* Task details
Starting at the first line of the listing below, retype each line up to and including the one that contains "const wavelengths = d3.range(1400, 1701, 2);". Leave pictures out.

* Collected data
* * * * *

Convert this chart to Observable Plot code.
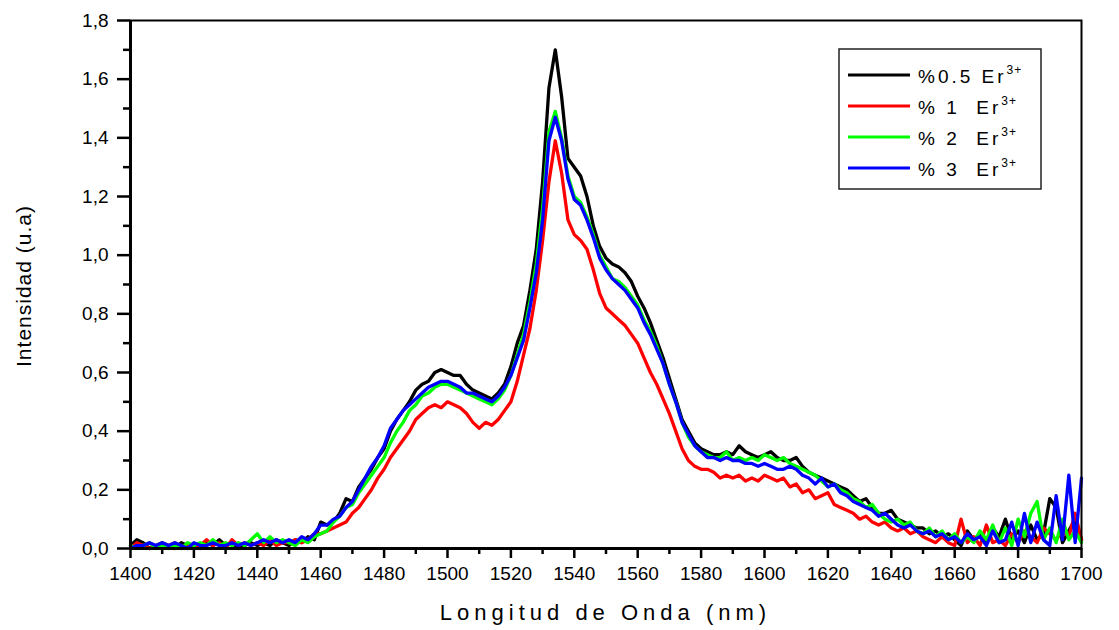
<!DOCTYPE html>
<html>
<head>
<meta charset="utf-8">
<script src="https://cdn.jsdelivr.net/npm/d3@7"></script>
<script src="https://cdn.jsdelivr.net/npm/@observablehq/plot@0.6"></script>
<style>
  html, body { margin: 0; padding: 0; background: #fff; }
  #chart svg { display: block; }
</style>
</head>
<body>
<div id="chart"></div>
<script>
// Wavelength grid (nm)
const wavelengths = d3.range(1400, 1701, 2);

// Series values (2 nm step)
const er05 = [
  0.01,0.03,0.02,0.00,0.01,0.02,0.01,0.00,0.02,0.01,
  0.01,0.00,0.02,0.01,0.03,0.01,0.02,0.00,0.01,0.02,
  0.01,0.02,0.01,0.03,0.02,0.01,0.03,0.02,0.04,0.03,
  0.09,0.08,0.09,0.12,0.17,0.16,0.21,0.24,0.27,0.31,
  0.34,0.40,0.44,0.47,0.50,0.54,0.56,0.57,0.60,0.61,
  0.60,0.59,0.59,0.56,0.54,0.53,0.52,0.51,0.53,0.56,
  0.62,0.70,0.76,0.88,1.02,1.25,1.57,1.70,1.54,1.33,
  1.30,1.27,1.20,1.10,1.03,0.99,0.97,0.96,0.94,0.91,
  0.86,0.82,0.77,0.71,0.65,0.58,0.51,0.44,0.40,0.36,
  0.34,0.33,0.32,0.32,0.33,0.32,0.35,0.33,0.32,0.31,
  0.32,0.33,0.31,0.30,0.30,0.31,0.28,0.26,0.25,0.24,
  0.23,0.22,0.21,0.20,0.18,0.16,0.17,0.14,0.12,0.12,
  0.13,0.10,0.09,0.08,0.07,0.07,0.05,0.06,0.04,0.05,
  0.03,0.01,0.06,0.03,0.05,0.02,0.07,0.04,0.10,0.03,
  0.06,0.02,0.08,0.03,0.05,0.17,0.14,0.02,0.06,0.10,
  0.03
];
const er1 = [
  0.00,0.02,0.01,0.00,0.01,0.00,0.01,0.02,0.00,0.01,
  0.00,0.01,0.03,0.01,0.02,0.00,0.03,0.01,0.02,0.01,
  0.02,0.01,0.03,0.01,0.02,0.02,0.03,0.02,0.03,0.05,
  0.05,0.06,0.07,0.08,0.09,0.12,0.14,0.17,0.20,0.24,
  0.27,0.31,0.34,0.37,0.40,0.44,0.46,0.48,0.49,0.48,
  0.50,0.49,0.48,0.46,0.43,0.41,0.43,0.42,0.44,0.47,
  0.50,0.57,0.66,0.75,0.88,1.05,1.25,1.39,1.28,1.12,
  1.07,1.05,1.02,0.95,0.87,0.82,0.80,0.78,0.76,0.73,
  0.70,0.65,0.60,0.56,0.51,0.46,0.40,0.34,0.30,0.28,
  0.27,0.27,0.26,0.24,0.25,0.24,0.25,0.23,0.24,0.23,
  0.25,0.24,0.23,0.24,0.21,0.22,0.19,0.20,0.17,0.18,
  0.19,0.15,0.14,0.13,0.12,0.10,0.11,0.09,0.08,0.09,
  0.07,0.06,0.07,0.05,0.06,0.04,0.03,0.02,0.04,0.02,
  0.01,0.10,0.02,0.04,0.01,0.08,0.02,0.03,0.01,0.05,
  0.02,0.06,0.04,0.02,0.07,0.05,0.03,0.06,0.04,0.12,
  0.03
];
const er2 = [
  0.01,0.00,0.01,0.02,0.00,0.01,0.00,0.01,0.00,0.02,
  0.01,0.02,0.01,0.03,0.01,0.02,0.01,0.02,0.01,0.03,
  0.05,0.02,0.04,0.02,0.03,0.02,0.01,0.03,0.02,0.04,
  0.05,0.06,0.09,0.11,0.14,0.15,0.19,0.22,0.25,0.28,
  0.31,0.36,0.40,0.43,0.47,0.49,0.52,0.53,0.55,0.56,
  0.56,0.55,0.54,0.53,0.52,0.51,0.50,0.49,0.51,0.54,
  0.59,0.66,0.73,0.84,0.97,1.16,1.42,1.49,1.40,1.27,
  1.20,1.18,1.13,1.07,1.00,0.96,0.92,0.91,0.89,0.86,
  0.83,0.78,0.74,0.69,0.63,0.56,0.50,0.43,0.38,0.35,
  0.33,0.32,0.31,0.31,0.33,0.30,0.31,0.30,0.31,0.30,
  0.32,0.31,0.30,0.31,0.29,0.28,0.27,0.26,0.25,0.23,
  0.21,0.22,0.20,0.19,0.17,0.16,0.14,0.15,0.12,0.10,
  0.09,0.10,0.08,0.09,0.06,0.05,0.07,0.04,0.06,0.03,
  0.05,0.02,0.04,0.02,0.06,0.03,0.08,0.02,0.07,0.01,
  0.10,0.04,0.12,0.16,0.03,0.07,0.02,0.10,0.03,0.06,
  0.02
];
const er3 = [
  0.00,0.01,0.01,0.02,0.01,0.02,0.01,0.02,0.01,0.00,
  0.02,0.01,0.01,0.02,0.01,0.01,0.02,0.01,0.02,0.01,
  0.02,0.03,0.02,0.03,0.02,0.03,0.02,0.04,0.03,0.05,
  0.08,0.08,0.10,0.11,0.14,0.16,0.20,0.24,0.28,0.31,
  0.35,0.41,0.44,0.47,0.49,0.51,0.53,0.55,0.56,0.57,
  0.57,0.56,0.55,0.53,0.53,0.52,0.51,0.50,0.52,0.55,
  0.59,0.65,0.71,0.82,0.94,1.12,1.39,1.47,1.39,1.26,
  1.19,1.17,1.12,1.06,0.99,0.95,0.92,0.90,0.88,0.85,
  0.82,0.77,0.73,0.68,0.63,0.56,0.50,0.43,0.39,0.35,
  0.33,0.31,0.31,0.30,0.31,0.30,0.30,0.29,0.29,0.28,
  0.29,0.28,0.27,0.27,0.28,0.27,0.25,0.24,0.22,0.24,
  0.21,0.22,0.19,0.18,0.16,0.15,0.14,0.13,0.11,0.12,
  0.10,0.08,0.07,0.08,0.06,0.05,0.06,0.04,0.05,0.03,
  0.04,0.02,0.05,0.03,0.04,0.01,0.06,0.02,0.03,0.09,
  0.01,0.12,0.02,0.09,0.03,0.01,0.18,0.03,0.25,0.02,
  0.24
];

const seriesLabels = ["0.5", "1", "2", "3"];
const seriesColors = ["#000000", "#ff0000", "#00ff00", "#0000ff"];
const seriesValues = [er05, er1, er2, er3];

const xTicks = [1400,1420,1440,1460,1480,1500,1520,1540,1560,1580,1600,1620,1640,1660,1680,1700];
const xMinorTicks = [1410,1430,1450,1470,1490,1510,1530,1550,1570,1590,1610,1630,1650,1670,1690];
const yTicks = [0,0.2,0.4,0.6,0.8,1.0,1.2,1.4,1.6,1.8];
const yMinorTicks = [0.1,0.3,0.5,0.7,0.9,1.1,1.3,1.5,1.7];

const xLabel = "Longitud de Onda (nm)";
const yLabel = "Intensidad (u.a)";

// Build tidy table
const rows = [];
seriesValues.forEach((vals, s) => {
  vals.forEach((v, i) => rows.push({series: seriesLabels[s], nm: wavelengths[i], value: v}));
});

const FONT = "'Liberation Sans', Arial, sans-serif";

const chart = Plot.plot({
  width: 1119,
  height: 630,
  marginLeft: 130,
  marginRight: 38,
  marginTop: 20,
  marginBottom: 82,
  style: {fontFamily: FONT, background: "#fff", color: "#000"},
  x: {domain: [1400, 1700]},
  y: {domain: [0, 1.8]},
  color: {domain: seriesLabels, range: seriesColors},
  marks: [
    Plot.line(rows, {x: "nm", y: "value", z: "series", stroke: "series", strokeWidth: 3.3, strokeLinejoin: "round"}),
    Plot.frame({stroke: "#000", strokeWidth: 2}),
    Plot.ruleX([1400], {stroke: "#000", strokeWidth: 3}),
    Plot.ruleY([0], {stroke: "#000", strokeWidth: 3}),
    Plot.axisY({ticks: yTicks, tickSize: 13, tickPadding: 9, strokeWidth: 2.5,
      tickFormat: d => d.toFixed(1).replace(".", ","), fontSize: 19, label: null,
      style: {letterSpacing: "3px"}}),
    Plot.axisY({ticks: yMinorTicks, tickSize: 7, strokeWidth: 2.5, tickFormat: () => "", label: null}),
    Plot.axisX({ticks: xTicks, tickSize: 10, tickPadding: 8, strokeWidth: 2.5,
      tickFormat: d => String(d), fontSize: 19, label: null,
      style: {letterSpacing: "4px"}}),
    Plot.axisX({ticks: xMinorTicks, tickSize: 6, strokeWidth: 2.5, tickFormat: () => "", label: null})
  ]
});

document.getElementById("chart").appendChild(chart);

const svg = d3.select(chart);

// Axis titles
svg.append("text")
  .attr("x", 605.5).attr("y", 620)
  .attr("text-anchor", "middle")
  .style("font-family", FONT).style("font-size", "22px").style("letter-spacing", "5px")
  .attr("fill", "#000")
  .text(xLabel);

svg.append("text")
  .attr("transform", "translate(31,286) rotate(-90)")
  .attr("text-anchor", "middle")
  .style("font-family", FONT).style("font-size", "21px").style("letter-spacing", "1px")
  .attr("fill", "#000")
  .text(yLabel);

// Legend
const NB = "\u00a0";
const lg = svg.append("g").attr("text-anchor", "start");
lg.append("rect")
  .attr("x", 839).attr("y", 49).attr("width", 202).attr("height", 140)
  .attr("fill", "#fff").attr("stroke", "#222").attr("stroke-width", 1.5);
seriesLabels.forEach((lab, i) => {
  const yy = 75 + i * 31;
  lg.append("line")
    .attr("x1", 848).attr("x2", 910).attr("y1", yy).attr("y2", yy)
    .attr("stroke", seriesColors[i]).attr("stroke-width", 3);
  const t = lg.append("text")
    .attr("x", 918).attr("y", yy + 7.5)
    .attr("text-anchor", "start")
    .style("font-family", FONT).style("font-size", "19px").style("letter-spacing", "3px")
    .attr("fill", "#000");
  t.append("tspan").text(i === 0 ? "%0.5" + NB + "Er" : "%" + NB + lab + NB + NB + "Er");
  t.append("tspan").attr("dy", -9).style("font-size", "12px").style("letter-spacing", "1px").text("3+");
});
</script>
</body>
</html>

* * * * *

* Solution below
Convert this chart to Observable Plot code.
<!DOCTYPE html>
<html>
<head>
<meta charset="utf-8">
<script src="https://cdn.jsdelivr.net/npm/d3@7"></script>
<script src="https://cdn.jsdelivr.net/npm/@observablehq/plot@0.6"></script>
<style>
  html, body { margin: 0; padding: 0; background: #fff; }
  #chart svg { display: block; }
</style>
</head>
<body>
<div id="chart"></div>
<script>
// Wavelength grid (nm)
const wavelengths = d3.range(1400, 1701, 2);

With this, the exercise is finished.